Since yesterday however, we intermittently lose connection to the on-prem boxes via Outlook.
If you try to go into public folders for example it will just hang.
In the outlook connection status pane if you hit reconnect, 365 components connect back fine but the public folders stay stuck on "Disconnecting". There's 2 GUIDs for public folders (one being the root public folder, can't check what the second guid is) in this pane and in some instances one would be disconnecting and other would be stuck connecting (after hitting reconnect).
In the Inetpub logs we noticed a few 401 errors for autodiscover but no other clear indicator as to what is going on in the event logs.
The more frustrating point is when you close outlook and re-open it the on-prem mailboxes are accessible for a short while before hanging some point in the future.

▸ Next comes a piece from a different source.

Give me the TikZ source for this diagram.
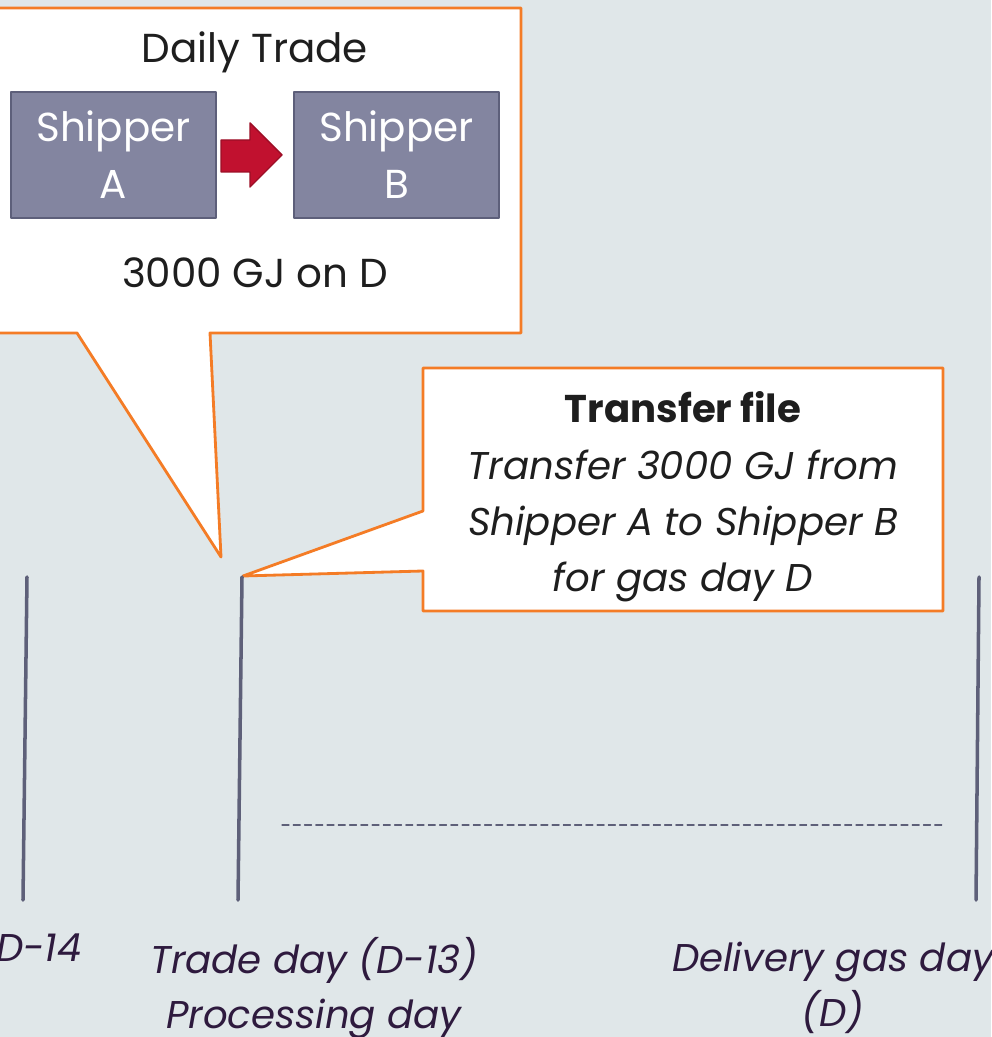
\documentclass[tikz,border=0pt]{standalone}
\usepackage{fontspec}
\setmainfont{Poppins}
\usetikzlibrary{positioning}
\definecolor{slidebg}{HTML}{E0E7E9}
\definecolor{calloutorange}{HTML}{F47C26}
\definecolor{shipperfill}{HTML}{8385A0}
\definecolor{shipperedge}{HTML}{5D5F7A}
\definecolor{tradered}{HTML}{C1112F}
\definecolor{tradereddark}{HTML}{9C0E26}
\definecolor{daygray}{HTML}{5E6079}
\definecolor{daypurple}{HTML}{2E1A3E}
\definecolor{calltext}{HTML}{1E1E1E}
\newcommand\boxfont{\fontsize{11.5}{16.2}\selectfont}
\newcommand\labfont{\fontsize{11}{15.6}\selectfont}
\begin{document}
\begin{tikzpicture}[x=0.01cm, y=-0.01cm, line join=round, line cap=round,
  callout/.style={draw=calloutorange, fill=white, line width=0.8pt},
  shipper/.style={draw=shipperedge, fill=shipperfill, line width=0.8pt, minimum width=2.05cm, minimum height=1.26cm, inner sep=0pt, text=white, align=center, font=\boxfont},
  dayline/.style={draw=daygray, line width=1pt},
  daylabel/.style={text=daypurple, align=center, font=\itshape\labfont}]
  \useasboundingbox[fill=slidebg] (0,0) rectangle (991,1037);
  \path
  (27,577) coordinate (T1) (23,900) coordinate (B1)
  (242,577) coordinate (T2) (238,900) coordinate (B2)
  (979,577) coordinate (T3) (976,900) coordinate (B3)
  (282,825) coordinate (L) (942,825) coordinate (R);
  % callouts
  \draw[callout] (-10,8) -- (521,8) -- (521,333) -- (210,333) -- (221,557) -- (77,333) -- (-10,333) -- cycle;
  \draw[callout] (423,368) -- (943,368) -- (943,611) -- (423,611) -- (423,571) -- (243,576) -- (423,511) -- cycle;
  % daily trade
  \node[anchor=base, text=calltext, font=\boxfont] (trade) at (255,63) {Daily Trade};
  \node[shipper] (shipA) at (113.5,155) {Shipper\\A};
  \node[shipper, right=0.75cm of shipA] (shipB) {Shipper\\B};
  \draw[fill=tradered, draw=tradereddark, line width=0.4pt] (221,140) -- (250,140) -- (250,123) -- (282,155) -- (250,187) -- (250,172) -- (221,172) -- cycle;
  \node[anchor=base, text=calltext, font=\boxfont] (qty) at (255,288) {3000 GJ on D};
  % transfer file
  \node[text=calltext, align=center, font=\fontsize{11}{16}\selectfont] (xfer) at (683,497)
    {\textbf{Transfer file}\\\textit{Transfer 3000 GJ from}\\\textit{Shipper A to Shipper B}\\\textit{for gas day D}};
  % timeline
  \draw[dayline] (T1) -- (B1) (T2) -- (B2) (T3) -- (B3);
  \draw[daygray, line width=0.3pt, dash pattern=on 2pt off 1.2pt] (L) -- (R);
  \node[daylabel, anchor=base east] (d14) at (94,961) {D-14};
  \node[daylabel] (d13) at (314,988) {Trade day (D-13)\\Processing day};
  \node[daylabel] (dd) at (833,988) {Delivery gas day\\(D)};
\end{tikzpicture}
\end{document}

Recycled the app pools via IIS on the server hosting the PFs before rebooting both servers.
To further add to this pain of not knowing what the hell is going on, now have 77 health mailboxes, ran Get-ServerHealth and a few of the services are reporting as unhealthy including :
ActiveSync, Autodiscover.Protocol, Autodiscover, ActiveSync.protocolm EWS.Proxy, OutlookMapiHttp.proxy, oab.proxy, EWS.
When the crash occurs we see audit logs generate on the exchange servers stating that that the users have logged off.
We have not made any networking changes/no updates/no certificate expiries, literally have changed nothing infrastructure wise to have caused this behaviour.
Any suggestions of what else to check or what could be the issue?